With hardly a glimmer of hope in sight, it seems that amidst all this aura of gloom and disappointment by many an economic entity, there is perhaps one individual who would be all smiles as the mayhem unfolded – none other than Mr. Bin Laden!!! For what he could not achieve through the 9/11 attacks, the US of A with its well-prided “cream of financial intellectuals” has most “successfully” executed the ECONOMY-SUICIDE Attack.
Well, to put things in perspective, WHO or What exactly murdered Wall Street and is now on a rampage across every other Street? The Answers may be endless, but all essentially boiling down to one aspect, which put across in refined parlance would mean Lack of Discipline or crudely put - Greed.

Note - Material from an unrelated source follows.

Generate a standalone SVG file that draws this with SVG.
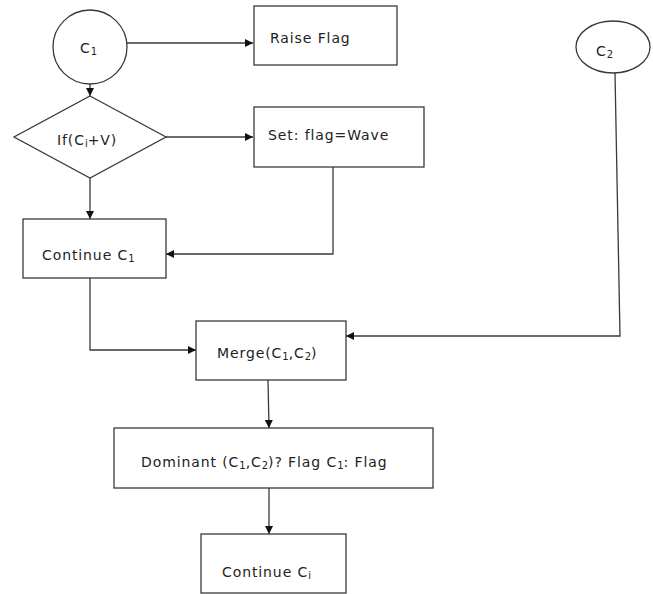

By whatever term you may call it, this emotion which is probably as old as the human race is at the very heart of the crises. And the irony is that while everybody knows it intuitively, nobody wishes to acknowledge it.
Way Back in 1995 when the hedge funds industry begun assuming tremendous footing in the financial world, leverage caught on as the fanciest means to make Big money quickly. All was well until Long Term Capital Management collapsed in 1998 – a Hedge Fund which at its peak commanded around $ 4bn in assets. And what aided this was the fact that the fund was able to take on infinite leverage or unlimited risk in practically every other asset class-commodities, stocks, currencies and bonds. What’s worse is that LTCM conducted and published much of the research, validating the risks of the trade for the rest of the industry. It was easy for LTCM to convince and impress investors for 2 reasons-one, it employed strategies so complex that no lay investor could probably trust his/her own head with and two, it had 2 Nobel laureates in its payrolls.
As huge bets paid off initially, no-one felt the need to question the source of the profits. It suited banks and other commercial lending institutions not to take the procedural due diligence too seriously. For ultimately the loans they lent yielded huge returns; End of day, targets were met which raked in huge bonuses.
Surprising isn’t it?? Exactly a decade later, the world find’s itself mired in a crisis that’s probably LTCM raised to the power of…. Anybody’s guess! From an endless pursuit of Return ON Capital, it’s now virtually a question of Return OF Capital that is seen driving sentiment across financial markets.
The crisis as we know it today all began sometime back through a seemingly innocuous financial innovation which was aimed at including millions of otherwise excluded families to fall under the “home-owners” category. Real competition was introduced in the mortgage lending business by allowing non-banks to offer mortgages. It didn’t stop there. Mortgages were allowed to be pooled together to be further used as collateral to issue securities. They were then sold to yield-hungry investors (and speculators!) alike and mortgage payments, consisting of interest and principal, were passed through the chain, from the mortgage servicer to the bondholder. The final icing on the cake was to call reputed rating agencies to certify that the “less risky” of these mortgage-backed securities were indeed “safe enough”. All this was not bad after-all or so it was believed to be…..as another mechanism to tackle defaults was created- the Credit Default Swaps market which later became an instrument of speculation instead of insurance.
It seemed like nothing short of a Dream product that America could showcase to the entire financial world. Sadly however, it stands today helplessly owning a crisis that would probably make the Asian financial crisis of 1998 or the dot com burst of 2000 seem like dwarfs.
Leverage yet again proved to be the culprit. Greed sent risk taking to dizzy heights, the effect of which is seen today as the cascading influence of panic and fear play out. Even as the wounds of such a meltdown remain raw, it pays to note that much of the risk taking, apart from being permitted was infact encouraged or better said-INCENTIVISED.
Closer home, the derivative debacle that occurred some months ago points to a fact that in essence, is no different - except of course for the magnitude of the problem. Here again, it originated with unrealistic targets set out by some of the managements of the banking sector to their treasury departments, which drove many a treasury official to aggressively market such products to corporates .Nothing really mattered to the treasury sales team – not even if it suited the risk profile and intrinsic business structure of the corporate. And quite a number of corporates fell for the bait of quick returns, as it came on the back of a sales gimmick – “x currency has never hit a particular level in the past 10 years and thus will not in the future”. Even though it sounds as baseless as saying, “I haven’t met with death in the past x years and therefore, I will not perish in the next y years”, the lure for overnight riches can send even the most “conservative” or rational/level headed firm or individual to assume risks beyond its capacity.
Risk per-se is nothing wrong for without it there is no business and most importantly no return. There is one common thread that runs across most cases, be it the large investment bank which went under the weight of its exposure to the mortgaged backed securities or the small scale retail investor in the equity markets – each of them were presented with a reasonable timeframe of positive payoffs. So Risk did payoff. It’s just that they didn’t choose to book their profits and exit their profitable positions.
The importance of managing risk can be summed up in the words of the great John Maynard Keynes who said, “Markets can remain irrational longer than you can remain solvent “. A thought worth its weight in gold!